Liverpool Pursue £55m Jarell Quansah Reunion Amid Defensive Overhaul
Liverpool’s defensive reset under Andoni Iraola could be set for a dramatic twist, with England centre-back Jarell Quansah reported to have agreed personal terms over a £55 million return to Anfield.
While much of Europe’s elite are occupied in North America at the World Cup, the transfer machinery in the Premier League has not slowed. Liverpool, in particular, are moving quickly as they brace for a summer of upheaval at the back.
A defence stripped and exposed
The scale of change is stark. Mohamed Salah and Andrew Robertson have already departed, tearing out two pillars of the club’s recent era. Ibrahima Konate has gone as well, the France international heading for Real Madrid and the Bernabeu spotlight.
That exodus leaves a raw, exposed feel to Liverpool’s back line. There is promise: 20-year-old Jeremy Jacquet has agreed to join, while Giovanni Leoni continues his recovery from an ACL injury. But for a club with Liverpool’s ambitions, promise alone does not anchor a title challenge.
This is where Quansah’s name roars back into focus.
The buy-back card
According to the ECHO, Liverpool’s hierarchy are now weighing up whether to trigger a buy-back clause that would bring Quansah back from Bayer Leverkusen for £55 million. The same report states the defender has already agreed personal terms, leaving the decision squarely in Liverpool’s hands.
Quansah left Merseyside in 2025, swapping the fringes of the Liverpool squad for the sharp end of elite football in Germany. The deal took him to Leverkusen for £35 million, with Liverpool smartly inserting that buy-back option, a safety net in case the academy graduate blossomed into exactly the kind of defender they might one day need.
He has done just that.
Last season, Quansah made 44 appearances for Leverkusen, scoring five goals and establishing himself as a central figure in a side competing on multiple fronts. His form carried him into England’s World Cup squad, underlining how quickly his stock has risen since walking away from Anfield.
‘I just wanted to play’
When he spoke in April, Quansah made it clear that leaving Liverpool was not a tortured decision.
“To be honest, I wouldn't say it was the hardest decision because I just wanted to play,” he said, reflecting on the move that reshaped his career. “I felt like I could play at the top level.

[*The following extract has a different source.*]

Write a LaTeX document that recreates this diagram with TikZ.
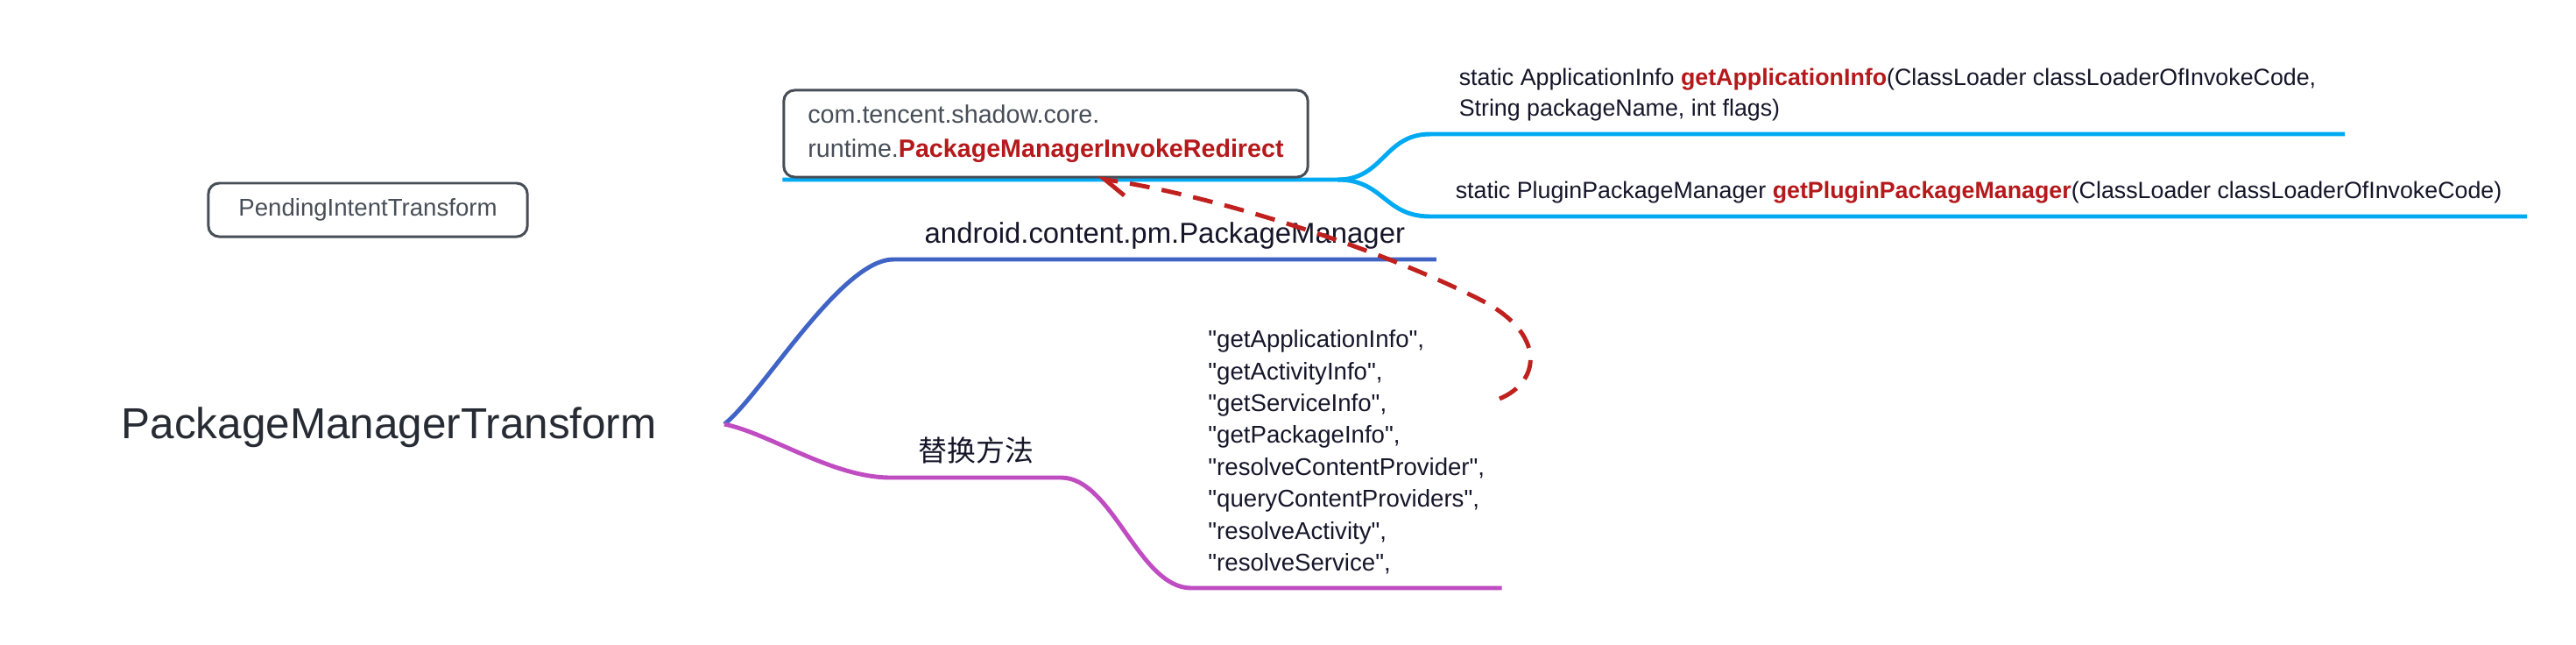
\documentclass[tikz,border=0pt]{standalone}
\usepackage{fontspec}
\setmainfont{Liberation Sans}[Ligatures=TeXOff]
\newfontfamily\cjkfont{Noto Sans CJK SC}
\usepackage{xcolor}
\usetikzlibrary{arrows.meta, backgrounds}

\definecolor{boxgray}{HTML}{474E57}
\definecolor{inkdark}{HTML}{16162A}
\definecolor{rootink}{HTML}{272B33}
\definecolor{hotred}{HTML}{B5191B}
\definecolor{dashred}{HTML}{C0201E}
\definecolor{cyanline}{HTML}{00AAF2}
\definecolor{blueline}{HTML}{4064C6}
\definecolor{magline}{HTML}{C04CC2}

\newcommand{\hot}[1]{\textcolor{hotred}{\bfseries #1}}

\begin{document}
\begin{tikzpicture}[
    x=0.01cm, y=-0.01cm,
    framebox/.style={draw=boxgray, line width=0.85pt, rounded corners=3.5pt, fill=white, text=boxgray, align=left},
    topic/.style={anchor=south west, inner xsep=0pt, text=inkdark, font=\fontsize{9.35}{11}\selectfont},
    sigtext/.style={anchor=south west, inner xsep=0pt, inner ysep=4pt, align=left, text=inkdark, font=\fontsize{7.62}{9.96}\selectfont},
    cyanbranch/.style={line width=1.4pt, draw=cyanline},
    bluebranch/.style={line width=1.4pt, draw=blueline},
    magbranch/.style={line width=1.4pt, draw=magline},
    redirectarrow/.style={line width=1.4pt, draw=dashred, dash pattern=on 6.5pt off 4pt, -{Straight Barb[harpoon, length=7pt, width=8.5pt]}}
]
    \useasboundingbox (0,0) rectangle (2941,735);

    \node (pending) [framebox, align=center, minimum width=3.64cm, minimum height=0.61cm, font=\fontsize{7.85}{9}\selectfont] at (420,239.5) {PendingIntentTransform};
    \node (redir) [framebox, minimum width=5.98cm, minimum height=0.99cm, font=\fontsize{8.15}{11.1}\selectfont] at (1194,152.5) {com.tencent.shadow.core.\\runtime.\hot{PackageManagerInvokeRedirect}};
    \node (root) [anchor=base west, inner sep=0pt, text=rootink, font=\fontsize{14.06}{16}\selectfont] at (138,500) {PackageManagerTransform};

    \node (pm) [topic, inner ysep=3.1pt, minimum width=6.18cm] at (1020,296) {android.content.pm.PackageManager};
    \node (repl) [topic, inner ysep=4.2pt, minimum width=1.93cm, font=\cjkfont\fontsize{9.35}{11}\selectfont] at (1017,545) {替换方法};
    \node (methods) [sigtext, inner ysep=4.3pt, minimum width=3.53cm, font=\fontsize{7.85}{10.36}\selectfont] at (1360,671) {"getApplicationInfo",\\"getActivityInfo",\\"getServiceInfo",\\"getPackageInfo",\\"resolveContentProvider",\\"queryContentProviders",\\"resolveActivity",\\"resolveService",};

    \node (appinfo) [sigtext, minimum width=10.42cm] at (1633,153) {static ApplicationInfo \hot{getApplicationInfo}(ClassLoader classLoaderOfInvokeCode,\\String packageName, int flags)};
    \node (plugin) [sigtext, minimum width=12.50cm] at (1633,247) {static PluginPackageManager \hot{getPluginPackageManager}(ClassLoader classLoaderOfInvokeCode)};

    \coordinate (hub) at (827,484);
    \coordinate (fork) at (1527,205);
    \coordinate (loopstart) at (1712,455);

    \begin{scope}[on background layer]
        \fill[white] (0,0) rectangle (2941,735);
        \draw [bluebranch] (hub) .. controls (870,450) and (960,296) .. (pm.south west) -- (pm.south east);
        \draw [magbranch] (hub) .. controls (880,495) and (950,545) .. (repl.south west) -- (repl.south east) .. controls (1270,545) and (1300,671) .. (methods.south west) -- (methods.south east);
        \draw [cyanbranch] (redir.south west |- fork) -- (fork) .. controls (1580,205) and (1580,153) .. (appinfo.south west) -- (appinfo.south east);
        \draw [cyanbranch] (fork) .. controls (1580,205) and (1580,247) .. (plugin.south west) -- (plugin.south east);
    \end{scope}

    \draw [redirectarrow] (loopstart) .. controls (1760,435) and (1765,380) .. (1690,342) .. controls (1570,281) and (1380,222) .. (redir.-41);
\end{tikzpicture}
\end{document}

The Bundesliga is a top league and being able to play in the Champions League and feature in big games was a huge opportunity.
“I think you just have a gut feeling. Sometimes you can't think about it too much and listen to too many people, to be honest, because you can hear a few things and get persuaded.”

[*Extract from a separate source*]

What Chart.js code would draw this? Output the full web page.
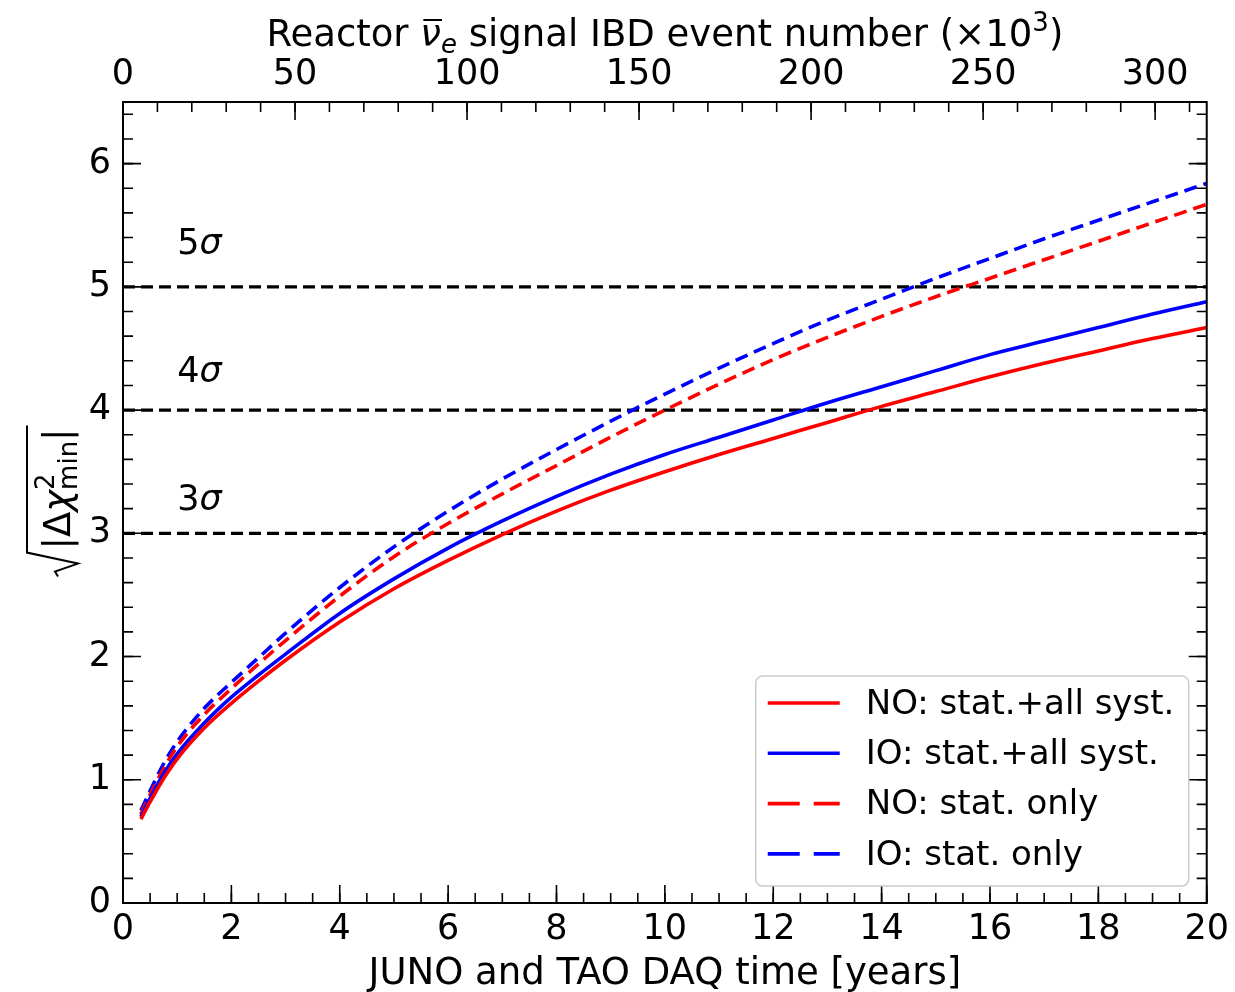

That gut feeling has been vindicated. At Leverkusen, Quansah has not only played; he has grown, hardened, and proved he belongs in the conversation with Europe’s leading young defenders. He is under contract in Germany until 2030, a detail that explains the size of the buy-back fee and the urgency around Liverpool’s decision.
Iraola’s puzzle
Iraola’s arrival has already sparked links with several of his former Bournemouth players, including Alex Scott, Eli Junior Kroupi, Adrien Truffert and Rayan. At the same time, Liverpool’s midfield picture remains unsettled, with the futures of Federico Chiesa and Curtis Jones both in doubt.
But the real fault line runs through the defence. Lose Konate, Robertson and the experience around them, and you risk a structural collapse. Bring back a homegrown England international who knows the club, the league and the demands of the stage, and the rebuild suddenly looks less like a gamble and more like a plan.
Quansah would not be returning as a prospect. He would be walking back through the Shankly Gates as a £55 million centre-back, a World Cup squad member, and a player expected to lead.
For now, the situation hangs on one decision in Liverpool’s boardroom: do they play the card they were wise enough to keep, or let a defender they developed continue to flourish elsewhere?